Então a geografia do corpo, a geografia da mente e a geografia do mundo foram se coincidindo e repercutindo os mesmos fundamentos.

O tempo e o espaço fizeram com que essa forma colonizadora fosse produzindo efeitos importantes. Tecnologia, cultura, religiosidade, cientificidade, educação, intelectualidade, formulando um pensamento dicotômico que é importante para a criação de dualidades que se apresenta como alternativa e possibilidade. É a consagração da dialética como ordenamento geográfica, social, histórica, psíquico e biológico.

A dialética é um sistema completo que engloba oposição, conflito originado pela contradição entre princípios teóricos e fenômenos empíricos. Um processo de diálogo entre interlocutores comprometidos com a busca da verdade, através do qual a alma se eleva, gradativamente, das aparências sensíveis às realidades inteligíveis e ideais.

Trata-se, como se vê, de uma espécie de raciocínio lógico e coerente em seu encadeamento interno que, no entanto, pode e deve ser refutado.

Tem em si todos os elementos para edificar a razão humana em seu locus de superioridade inata e divina, apesar de ser colonial e redutora das possibilidades da vida.

É o elemento metodológico que faz com que a teleologia e a moral se ajustem para o benefício de todos, daqueles que concordam e daqueles que discordam. Não há como afirmar qualquer injúria inaugural para a jornada colonial.
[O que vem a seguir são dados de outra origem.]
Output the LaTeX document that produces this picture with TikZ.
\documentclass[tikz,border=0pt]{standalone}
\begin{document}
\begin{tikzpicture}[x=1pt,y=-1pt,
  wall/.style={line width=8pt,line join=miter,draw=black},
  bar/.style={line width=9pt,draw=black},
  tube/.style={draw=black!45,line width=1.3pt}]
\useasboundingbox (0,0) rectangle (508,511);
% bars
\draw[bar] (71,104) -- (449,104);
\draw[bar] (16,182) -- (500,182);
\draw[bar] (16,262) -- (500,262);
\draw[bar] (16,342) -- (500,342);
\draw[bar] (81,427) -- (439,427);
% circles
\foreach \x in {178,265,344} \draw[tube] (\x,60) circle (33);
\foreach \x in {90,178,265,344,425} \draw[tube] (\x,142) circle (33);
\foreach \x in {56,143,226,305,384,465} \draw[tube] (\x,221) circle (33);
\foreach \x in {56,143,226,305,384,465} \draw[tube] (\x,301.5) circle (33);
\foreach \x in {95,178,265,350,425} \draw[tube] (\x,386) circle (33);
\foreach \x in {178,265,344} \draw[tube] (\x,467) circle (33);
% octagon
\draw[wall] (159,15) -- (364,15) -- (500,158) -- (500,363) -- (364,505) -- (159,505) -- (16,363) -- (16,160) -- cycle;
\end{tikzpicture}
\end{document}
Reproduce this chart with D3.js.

Quem quiser que a refute. O que não é possível é recusá-la.

Automatismo do concordo discordo, ou isto ou aquilo. Eis a natureza da teleologia e da moralidade.

Tanto a moralidade quanto a teleologia são mágicas no sentido de apresentar um mundo em processo por corredores estreitos. Basta percorrer.

Em tempos diferentes, tanto a moralidade quanto a teleologia servem a propósitos corretores. Os estados burgueses elegeram o cidadão como elemento ordenador da sociedade. Os estados totalitários, os líderes e seus apelos. Os estados democráticos, a política da escolha limitante. Tudo em nome da ordem e do progresso.

Hoje, o politicamente correto contempla o que é certo e o que não é e os caminhos para a teleologia. Seus aportes são poderosos e ameaçadores. Sob a bandeira do politicamente correto, outros empoderamentos foram sendo tecidos. Ai daqueles que se opuserem á moralidade politicamente correta.

Intelectualmente falando, é apenas censura ameaçadora. Pense o que quiser, mas cuidado com o que expressa. Mas esse é um recurso frágil e covarde. No entanto é vasto e insidioso, pois se apresenta como totalidade. Como se a moral fosse absoluta e infalível. Basta que um grupo eleja certos temas como certos e tá pronta a censura e a pena.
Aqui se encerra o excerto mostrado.